Associada à astrologia e ao feminismo, Lilith volta e meia é pivô de polêmicas por colocar em xeque o início da humanidade tal qual é concebida religiosamente. Isso porque há correntes que acreditam que tenha sido ela, e não Eva, a primeira mulher do mundo. Nesta quinta-feira (25/2), foi a vez de brasileiros se juntarem à discussão, após um vídeo que questiona desde o papel dela e de Lúcifer no Éden, bem como na concepção de Caim e Abel. O termo “Lilith” acabou entre os principais tópicos de discussão no Twitter.
ISSO DEIXOU A BÍBLIA MIL VEZES MAIS INTERESSANTE pic.twitter.com/L3CRB3Guqy
— julia | ????: tog¹ (@leostolls) February 24, 2021
A narrativa gerou polêmica. Para explicar sobre esse tema, o Correio conversou com o historiador Rodolpho Bastos, que tem doutorado em história das religiões pela Universidade Federal de Santa Catarina (UFSC), e realizou pesquisas sobre a figura mítica. “Lilith é uma das personagens mais controversas que existem na tradição judaica e cristã. Ela está em voga há algumas décadas, principalmente por ser entendida pelo movimento feminista como um ícone de insubmissão e subversão”, conta.
De acordo com o especialista, as interpretações sobre Lilith são variadas e começam em uma tradição sumério-acadiana, de aproximadamente seis mil anos antes de Cristo. Neste período, Lilith era vista como uma junção de três espíritos, todos associados ao submundo de trevas e escuridão.
Anos depois, ela viria a ser demonizada por hebreus. E o povo, que futuramente se tornaria judeu, também colocaria sobre ela uma característica negativa: um demônio feminino. O mesmo é interpretado atualmente no cristianismo. “No manual da inquisição para caçar bruxas, Lilith é classificada como um demônio sexual, que faz orgias e abominações sexuais. Para o cristianismo, ainda é um demônio”, afirma Bastos.
O historiador também conta que a polêmica de ter vindo antes de Eva é uma das interpretações mais conhecidas no mundo ocidental.

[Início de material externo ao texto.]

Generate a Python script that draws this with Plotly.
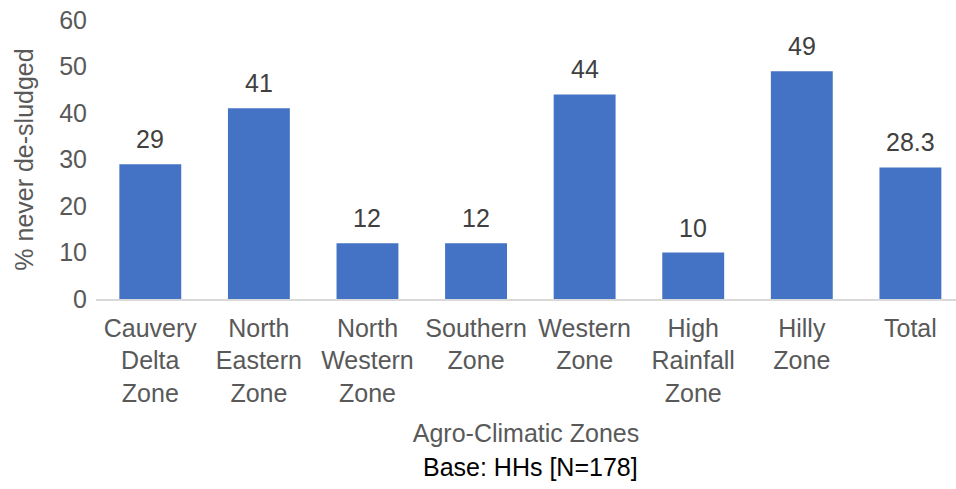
import plotly.graph_objects as go

categories = ["Cauvery<br>Delta<br>Zone", "North<br>Eastern<br>Zone", "North<br>Western<br>Zone",
              "Southern<br>Zone", "Western<br>Zone", "High<br>Rainfall<br>Zone", "Hilly<br>Zone", "Total"]
values = [29, 41, 12, 12, 44, 10, 49, 28.3]
labels = ["29", "41", "12", "12", "44", "10", "49", "28.3"]
yticks = [0, 10, 20, 30, 40, 50, 60]

FONT = "Liberation Sans, Arial"
x = list(range(len(categories)))
fig = go.Figure()
fig.add_trace(go.Bar(
    x=x, y=values, width=0.57, marker=dict(color="#4472C4", line=dict(width=0)),
))
annotations = [dict(x=xi, y=v, text=t, xref="x", yref="y", showarrow=False,
                    yanchor="middle", xanchor="center", yshift=25,
                    font=dict(family=FONT, size=25, color="#404040"))
               for xi, v, t in zip(x, values, labels)]
annotations.append(dict(text="Base: HHs [N=178]", xref="paper", yref="paper", x=0.505, y=-0.602,
                        xanchor="center", yanchor="middle", showarrow=False,
                        font=dict(family=FONT, size=25, color="#000000")))
fig.update_layout(
    width=956, height=489, margin=dict(l=96, r=0, t=20, b=190),
    paper_bgcolor="white", plot_bgcolor="white", showlegend=False,
    font=dict(family=FONT, size=25, color="#595959"),
    xaxis=dict(range=[-0.5, 7.42], tickmode="array", tickvals=x, ticktext=categories,
               showgrid=False, showline=True, linecolor="#D9D9D9", linewidth=1.5,
               ticks="", ticklabelstandoff=6, tickfont=dict(size=25, color="#595959"),
               title=dict(text="Agro-Climatic Zones", font=dict(size=25, color="#595959"), standoff=19)),
    yaxis=dict(range=[0, 60], tickmode="array", tickvals=yticks, showgrid=False, zeroline=False,
               showline=False, ticks="", ticklabelstandoff=8, tickfont=dict(size=25, color="#595959"),
               title=dict(text="% never de-sludged", font=dict(size=25, color="#595959"), standoff=18)),
    annotations=annotations,
)
fig.write_html("out.html")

Livros apócrifos, que não são aceitos pela Igreja Católica ou pelos protestantes, contam a história de que ela foi a primeira mulher de Adão — que seria o primeiro ser humano criado no mundo. Ela teria sido criada ao mesmo tempo que o homem, e do mesmo material, por isso, teria a personalidade de não aceitar receber ordens e querer igualdade.
Essa interpretação conta que Lilith teria constantes discussões com Adão e, com isso, chegou a enfrentar Deus e optou por sair do Jardim do Éden para viver no deserto. No novo local, teria se relacionado com um demônio e se tornado amaldiçoada. Com a sua ausência, criou-se Eva. Desta vez, a partir de Adão, para ser uma "extensão" do homem.
“Isso marca o principal argumento de padres medievais, de dizer que a mulher é inferior porque o nascimento é inferior e, por isso, ela deveria obedecer e seguir as ordens do homem”, explica. “Na idade média, em alguns imaginários, há essa associação entre Eva e Lilith. Feita pelo homem para ser auxiliar e serva. Eva ainda assim desobedeceu às ordens do criador e cede ao erro. As duas figuras são entendidas como entidades demonizadas. Lilith no judaísmo e Eva dentro da tradição do cristianismo”, completa.
Uma terceira interpretação sobre Lilith, no entanto, é positiva. Algumas crenças do neopaganismo, como a Wicca e algumas vertentes de bruxaria enxergam na figura uma divindade, com traços de autonomia e igualdade. "Normalmente mulheres vão ter algum tipo de identificação". A identificação em não haver submissão também é levada por alguns movimentos feministas.